A BRIDGES (Biotechnology Research, Innovation and Design for Health Products), a nova unidade de investigação do Instituto Politécnico da Guarda (IPG), vai transformar a lignina, um subproduto da pasta de papel, num recurso para a encapsulação de fármacos na indústria biomédica, nomeadamente agentes terapêuticos anticancerígenos, anti-inflamatórios ou ansiolíticos.
Para o projeto, denominado Bio-Ligne, a equipa do Politécnico conta com a colaboração da empresa Biotek S.A., de Vila Velha de Ródão (distrito de Castelo Branco), para otimizar a extração de lignina das águas residuais da indústria de pasta de papel e utilizá-la como matéria-prima para produzir nanomateriais inovadores para a administração de medicamentos.
“Com este projeto, pretendemos valorizar um subproduto da indústria do papel, que é normalmente descartado e incinerado, demonstrando a sua aplicabilidade no desenvolvimento de novos produtos biomédicos”, afirma o docente da Escola Superior de Saúde e coordenador do projeto Bio-Ligne, André Moreira, citado pela Lusa.

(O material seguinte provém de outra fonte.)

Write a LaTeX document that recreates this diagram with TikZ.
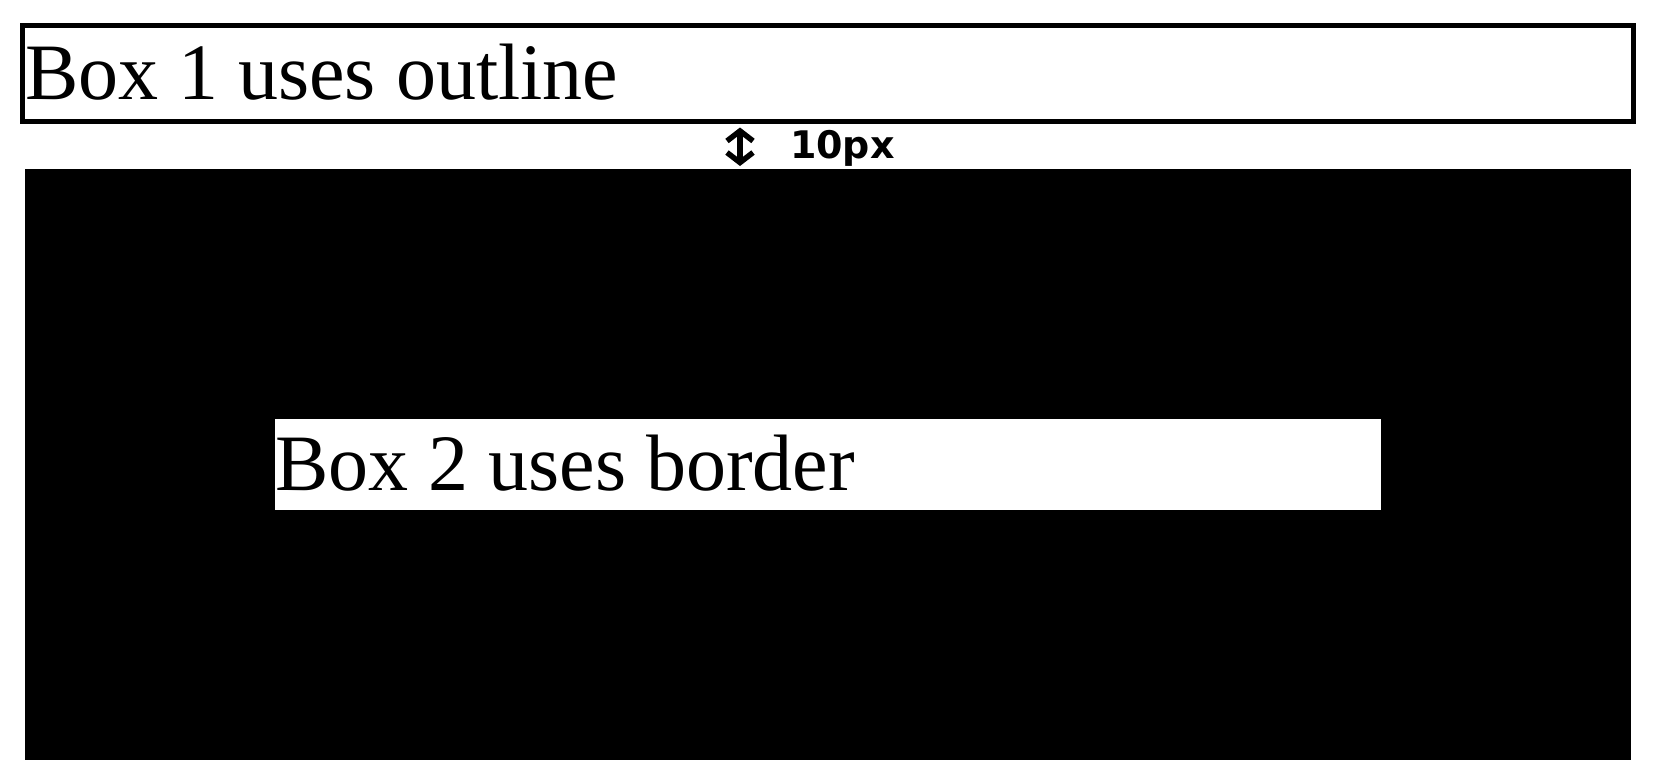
\documentclass[tikz,border=0pt]{standalone}
\usepackage{fontspec}
\setmainfont{Liberation Serif}
\newfontfamily\handfont{DejaVu Sans}
\usetikzlibrary{positioning,arrows.meta}

\begin{document}
\begin{tikzpicture}[x=1pt,y=-1pt]
	\tikzset{every node/.style={inner sep=0pt, outer sep=0pt}}
	\tikzset{boxtext/.style={font=\fontsize{80}{92}\selectfont, anchor=base west}}
	\tikzset{handarrow/.style={{Straight Barb[length=10pt,width=26pt]}-{Straight Barb[length=10pt,width=26pt]}, line width=5.5pt, line cap=round}}
	\useasboundingbox (0,0) rectangle (1658,780);
	% box 1: outline
	\node [draw, line width=5pt, minimum width=1611pt, minimum height=96pt, anchor=north west] (box1) at (22.5,25.5) {};
	\node [boxtext] (text1) at (25,99) {Box 1 uses outline};
	% box 2: border
	\node [fill=black, minimum width=1606pt, minimum height=591pt, anchor=north west] (box2) at (25,169) {};
	\node [fill=white, minimum width=1106pt, minimum height=91pt, anchor=north west] (content2) at (275,419) {};
	\node [boxtext] (text2) at (275,490) {Box 2 uses border};
	% gap note
	\coordinate (gapx) at (740,0);
	\draw [handarrow] ([yshift=-6pt]box1.south -| gapx) -- ([yshift=3pt]box2.north -| gapx);
	\node [font=\handfont\bfseries\fontsize{38}{44}\selectfont, anchor=base west] (gaplabel) at (790,158) {10px};
\end{tikzpicture}
\end{document}
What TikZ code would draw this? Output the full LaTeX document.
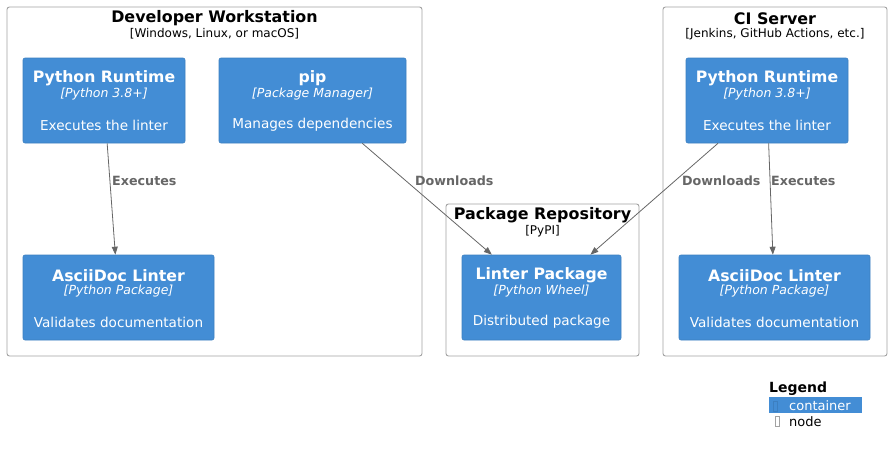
\documentclass[tikz,border=0pt]{standalone}
\usepackage{fontspec}
\setmainfont{DejaVu Sans}
\usetikzlibrary{arrows.meta,calc}
\definecolor{cblue}{HTML}{438DD5}
\definecolor{cbord}{HTML}{3C7FC0}
\definecolor{bgray}{HTML}{A2A2A2}
\definecolor{agray}{HTML}{666666}
\tikzset{
  boundary/.style={draw=bgray, line width=0.9pt, rounded corners=2.5pt},
  cont/.style={draw=cbord, fill=cblue, line width=0.6pt, rounded corners=2pt, inner sep=0pt},
  cname/.style={text=white, font=\fontsize{15.7}{18}\selectfont\bfseries, inner sep=0pt},
  ctech/.style={text=white, font=\fontsize{12.5}{14}\selectfont\itshape, inner sep=0pt},
  cdesc/.style={text=white, font=\fontsize{13.6}{16}\selectfont, inner sep=0pt},
  btitle/.style={font=\fontsize{15.9}{18}\selectfont\bfseries, inner sep=0pt},
  bsub/.style={font=\fontsize{12}{14}\selectfont, inner sep=0pt},
  rel/.style={draw=agray, line width=0.8pt, -{Triangle[length=8pt,width=6pt]}},
  rlabel/.style={text=agray, font=\fontsize{12.7}{14}\selectfont\bfseries, inner sep=0pt, anchor=west},
}
\newcommand{\mybox}[8]{%
  \node[cont, minimum width={(#4-#2)*1pt}, minimum height={(#5-#3)*1pt}] (#1) at ({(#2+#4)/2},{(#3+#5)/2}) {};
  \node[cname] (#1-n) at ($(#1.center)+(0,-22)$) {#6};
  \node[ctech] (#1-t) at ($(#1.center)+(0,-6)$) {#7};
  \node[cdesc] (#1-d) at ($(#1.center)+(0,24.5)$) {#8};
}
\begin{document}
\begin{tikzpicture}[x=1pt,y=-1pt]
\useasboundingbox (0,0) rectangle (892,455);
% boundaries
\draw[boundary] (7,7) rectangle (422,356);
\node[btitle] (dwt) at (214.5,18.5) {Developer Workstation};
\node[bsub] (dws) at (214.5,34) {[Windows, Linux, or macOS]};
\draw[boundary] (446,204) rectangle (639,356);
\node[btitle] (prt) at (542.5,215.5) {Package Repository};
\node[bsub] (prs) at (542.5,231) {[PyPI]};
\draw[boundary] (663,7) rectangle (887,356);
\node[btitle] (cit) at (775,18.5) {CI Server};
\node[bsub] (cis) at (775,34) {[Jenkins, GitHub Actions, etc.]};
% containers
\mybox{prL}{23}{58}{185}{143}{Python Runtime}{[Python 3.8+]}{Executes the linter}
\mybox{pip}{219}{58}{406}{143}{pip}{[Package Manager]}{Manages dependencies}
\mybox{alL}{23}{255}{214}{340}{AsciiDoc Linter}{[Python Package]}{Validates documentation}
\mybox{lp}{462}{255}{621}{340}{Linter Package}{[Python Wheel]}{Distributed package}
\mybox{prR}{686}{58}{848}{143}{Python Runtime}{[Python 3.8+]}{Executes the linter}
\mybox{alR}{679}{255}{870}{340}{AsciiDoc Linter}{[Python Package]}{Validates documentation}
% relations
\draw[rel] (prL) -- (alL);
\draw[rel] (pip) -- (lp);
\draw[rel] (prR) -- (lp);
\draw[rel] (prR) -- (alR);
\node[rlabel] (l1) at (112,181) {Executes};
\node[rlabel] (l2) at (415,181) {Downloads};
\node[rlabel] (l3) at (682,181) {Downloads};
\node[rlabel] (l4) at (771,181) {Executes};
% legend
\node[font=\fontsize{14}{16}\selectfont\bfseries, inner sep=0pt, anchor=west] (lg) at (769,389) {Legend};
\fill[cblue] (769,397) rectangle (862,413);
\draw[cbord, line width=0.6pt] (773.5,401) rectangle (777.5,411);
\node[text=white, font=\fontsize{13}{15}\selectfont, inner sep=0pt, anchor=west] (lc) at (789,405.5) {container};
\draw[bgray, line width=0.6pt] (775.5,416.5) rectangle (779.5,426);
\node[font=\fontsize{13}{15}\selectfont, inner sep=0pt, anchor=west] (ln) at (789,421.5) {node};
\end{tikzpicture}
\end{document}
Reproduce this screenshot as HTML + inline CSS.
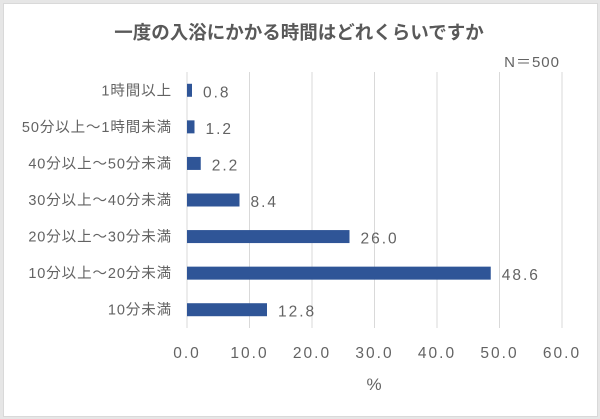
<!DOCTYPE html>
<html><head><meta charset="utf-8"><style>
html,body{margin:0;padding:0;background:#e6e6e6;}
#frame{position:absolute;left:3px;top:3px;width:593px;height:412px;background:#fff;border:1px solid #d9d9d9;}
svg{position:absolute;left:0;top:0;}
text{font-family:"Liberation Sans","Noto Sans CJK JP",sans-serif;fill:#636363;}
</style></head><body>
<div id="frame"></div>
<svg id="chart" width="600" height="419">
<text x="299" y="39" text-anchor="middle" font-size="18.5" font-weight="bold" fill="#595959" style="fill:#595959">一度の入浴にかかる時間はどれくらいですか</text>
<text x="560" y="67" text-anchor="end" font-size="15" letter-spacing="1">N＝500</text>
<text x="374" y="390" text-anchor="middle" font-size="17">%</text>
</svg>
<script>
const categories=["1時間以上","50分以上～1時間未満","40分以上～50分未満","30分以上～40分未満","20分以上～30分未満","10分以上～20分未満","10分未満"];
const values=[0.8,1.2,2.2,8.4,26.0,48.6,12.8];
const ticks=[0,10,20,30,40,50,60];
const svg=document.getElementById('chart');
const NS='http://www.w3.org/2000/svg';
const x0=187,x1=562,xmax=60;
const xs=v=>x0+(v/xmax)*(x1-x0);
const yTop=72,yBot=328,bandH=(yBot-yTop)/categories.length;
const yc=i=>yTop+bandH*(i+0.5);
function mk(tag,attrs){const e=document.createElementNS(NS,tag);for(const k in attrs)e.setAttribute(k,attrs[k]);svg.appendChild(e);return e;}
ticks.forEach(t=>{
  const g=mk('line',{x1:xs(t),x2:xs(t),y1:yTop,y2:yBot,stroke:'#d9d9d9','stroke-width':1});
  
  
  const l=mk('text',{x:xs(t),y:358,'text-anchor':'middle','font-size':15.5,'letter-spacing':2});
  l.textContent=t.toFixed(1);
  
  
});
categories.forEach((c,i)=>{
  const y=yc(i);
  const lab=mk('text',{x:172,y:y+5,'text-anchor':'end','font-size':14.5,'letter-spacing':0.9});
  lab.textContent=c;
  
  
  const b=mk('rect',{x:x0,y:y-6.5,width:xs(values[i])-x0,height:13,fill:'#2f5597'});
  
  
  const v=mk('text',{x:xs(values[i])+11,y:y+7,'font-size':15.5,'letter-spacing':2});
  v.textContent=values[i].toFixed(1);
  
  
});
</script>
</body></html>
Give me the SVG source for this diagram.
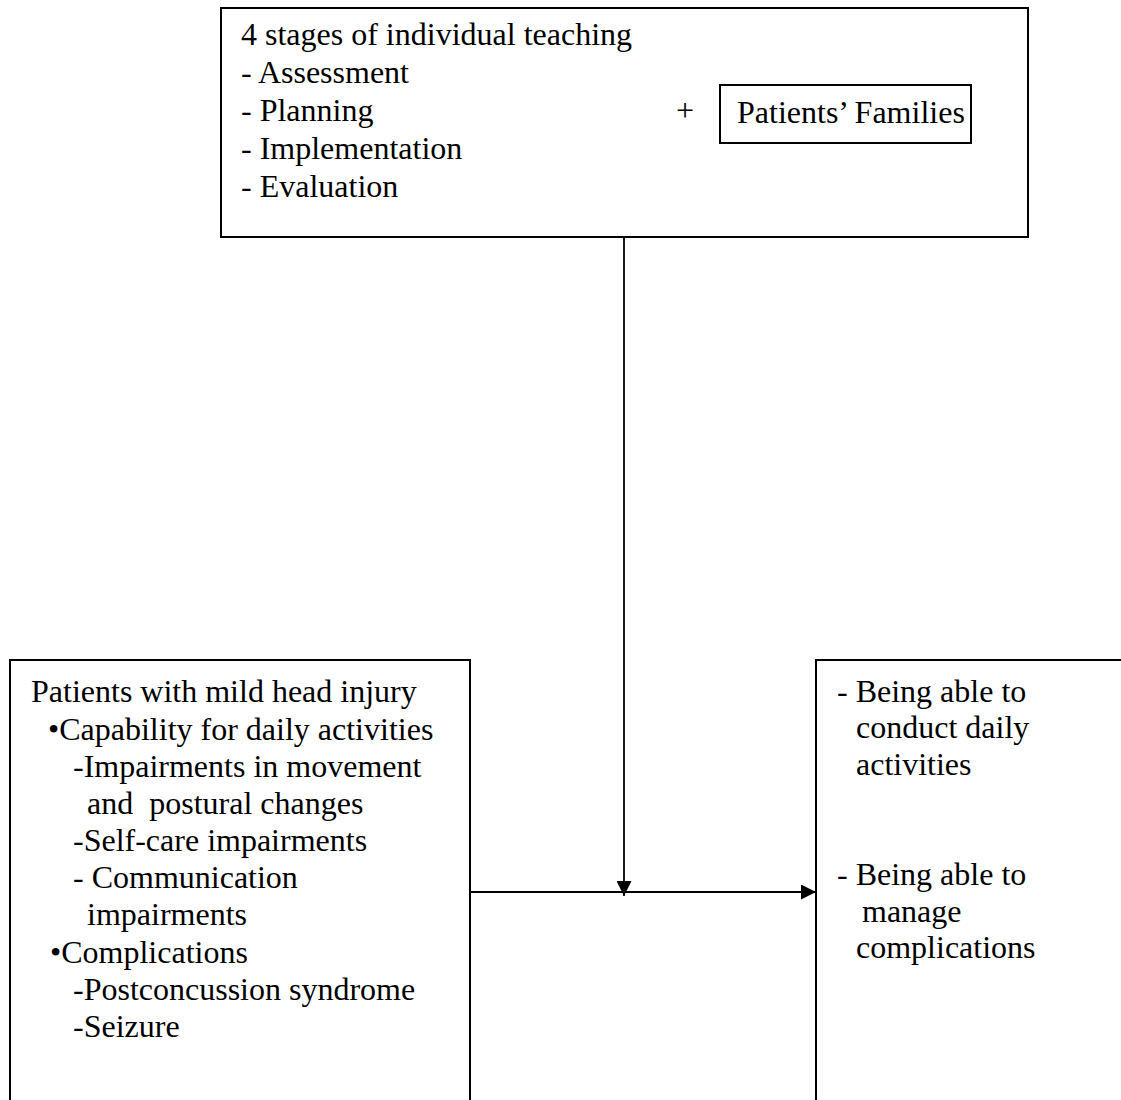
<svg xmlns="http://www.w3.org/2000/svg" width="1121" height="1100" viewBox="0 0 1121 1100">
<defs>
<style>
.box{fill:#fff;stroke:#000;stroke-width:2}
.t{font-family:"Liberation Serif","Times New Roman",serif;font-size:32px;fill:#000;white-space:pre}
.ln{stroke:#000;stroke-width:1.8;fill:none}
</style>
<marker id="ah" viewBox="0 0 15 15" refX="15" refY="7.5" markerWidth="15" markerHeight="15" markerUnits="userSpaceOnUse" orient="auto">
<path d="M0,0 L15,7.5 L0,15 Z" fill="#000"/>
</marker>
</defs>
<rect width="1121" height="1100" fill="#fff"/>
<g id="connectors">
<line class="ln" x1="624" y1="237" x2="624" y2="896" marker-end="url(#ah)"/>
<line class="ln" x1="470" y1="892" x2="816" y2="892" marker-end="url(#ah)"/>
</g>
<g id="top">
<rect class="box" x="221" y="8" width="807" height="229"/>
<text class="t" x="241" y="45">4 stages of individual teaching</text>
<text class="t" x="241" y="83">- Assessment</text>
<text class="t" x="241" y="121">- Planning</text>
<text class="t" x="241" y="159">- Implementation</text>
<text class="t" x="241" y="197">- Evaluation</text>
<text class="t" x="676" y="121">+</text>
</g>
<g id="families">
<rect class="box" x="720" y="85" width="251" height="58"/>
<text class="t" x="737" y="123">Patients’ Families</text>
</g>
<g id="left">
<rect class="box" x="10" y="660" width="460" height="460"/>
<text class="t" x="31" y="702">Patients with mild head injury</text>
<text class="t" x="48" y="740">•Capability for daily activities</text>
<text class="t" x="73" y="777">-Impairments in movement</text>
<text class="t" x="87" y="814" xml:space="preserve">and  postural changes</text>
<text class="t" x="73" y="851">-Self-care impairments</text>
<text class="t" x="73" y="888">- Communication</text>
<text class="t" x="87" y="925">impairments</text>
<text class="t" x="50" y="963">•Complications</text>
<text class="t" x="73" y="1000">-Postconcussion syndrome</text>
<text class="t" x="73" y="1037">-Seizure</text>
</g>
<g id="right">
<rect class="box" x="816" y="660" width="340" height="460"/>
<text class="t" x="837" y="702">- Being able to</text>
<text class="t" x="856" y="738">conduct daily</text>
<text class="t" x="856" y="775">activities</text>
<text class="t" x="837" y="885">- Being able to</text>
<text class="t" x="862" y="922">manage</text>
<text class="t" x="856" y="958">complications</text>
</g>
</svg>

A Biotek fornecerá amostras das quais será extraída a lignina, que vai ser utilizada para desenvolver novos sistemas de entrega (cápsulas) de agentes terapêuticos, acrescenta o docente.
O Bio-Ligne quer aproveitar a natureza hidrofóbica (não absorve nem retém água) da lignina para criar nanopartículas, num processo rápido, eficiente e escalável, utilizando a técnica denominada ‘flash nanoprecipitation’.
Inicialmente, será testado o potencial das nanopartículas à base de lignina para atuarem como sistemas de libertação de fármacos, através de simulação computacional.
Depois, será avaliada a interação entre a lignina e as moléculas terapêuticas, e estudada a eficiência de encapsulação e o perfil de libertação dos agentes terapêuticos (ou seja, vai ser avaliada a compatibilidade da lignina com outros agentes normalmente presentes nas cápsulas de medicamentos).
Posteriormente, vão ser analisados os nanomateriais contendo os agentes terapêuticos (anticancerígenos, anti-inflamatórios ou ansiolíticos), avaliando o seu potencial para serem aplicados no tratamento de várias enfermidades, tais como o cancro e doenças inflamatórias.
“O projeto vai abrir caminho a uma rede colaborativa e intersetorial entre as indústrias do papel e farmacêutica, impulsionando a transferência, do laboratório para a clínica, de soluções biotecnológicas baseadas na lignina”, defende André Moreira.
Com duração de 18 meses (de 01 de janeiro de 2025 a 30 de junho de 2026), o projeto será financiado com 50 mil euros, sendo a equipa composta por alunos, investigadores e docentes do IPG.
A lignina
Segundo o IPG, a nível mundial, são extraídas 50 a 70 milhões de toneladas de lignina por ano, prevendo-se um aumento para 225 milhões de toneladas anuais até 2030.
“Nos últimos anos, a lignina tem sido reconhecida como um polímero natural valioso: tem imenso potencial para o desenvolvimento de soluções biotecnológicas para a regeneração de tecidos e a administração de medicamentos, devido à sua abundante disponibilidade, biocompatibilidade, versatilidade estrutural e propriedades mecânicas”, segundo referido na nota do IPG a que a Lusa teve acesso.
No entanto, a extração e exploração da lignina não é considerada atualmente para fins biomédicos e apenas cerca de um milhão de toneladas de resíduos de lignina, em todo o mundo, são isolados e vendidos para aplicação industrial.